Bonjour lecteurs et lectrices. Je suis Mathilde, bénévole à la Croix Rouge sur l’Unité locale de Caen

depuis un an. Aujourd’hui j’ai eu envie de prendre la plume avec l’ensemble de l’équipe bénévole pour

vous présenter la maraude de Ouistreham. Et les humains qui s’y rencontrent. Pour simplement

connaitre ce qui s’y joue, ou pour un jour enfiler le manteau rouge à votre tour… Nous vous

souhaitons une bonne lecture !






La Croix Rouge intervient en coordination avec d’autres associations auprès des personnes en exil à

Ouistreham depuis 2018. Chaque association apporte une aide spécifique : alimentaire, hygiène,

soins, lien social… Nous intervenons pour notre part sur ce dernier point.

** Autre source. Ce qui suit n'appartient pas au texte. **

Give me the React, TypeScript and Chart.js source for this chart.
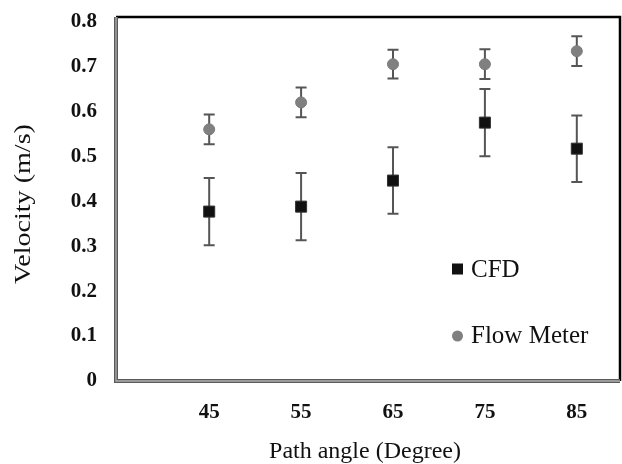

La démarche « Aller vers » de la Croix Rouge consiste en effet à aller au contact des personnes sur

place pour créer du lien social via l’accueil, l’écoute et l’orientation. Nous créons pour cela un

moment de convivialité autour d’un goûter et de jeux afin de rompre l’isolement. Nous

proposons également la possibilité de recharger les téléphones portables et de passer un coup de fil

à l’étranger. Nous dépannons parfois de quelques produits d’hygiène, vestimentaires ou alimentaires

selon les dons que nous recevons. Enfin nous mettons à disposition des documents informatifs en

plusieurs langues et sensibilisons une fois par trimestre aux gestes de premiers secours.





Les maraudes à Ouistreham ont lieu deux soirs par semaine, toute l’année. Comme pour toutes

maraudes, l’équipe est composée d’un référent et d’équipiers. Ainsi que d’un camion dédié

spécifiquement à cette maraude. Les inscriptions se font sur la base du volontariat.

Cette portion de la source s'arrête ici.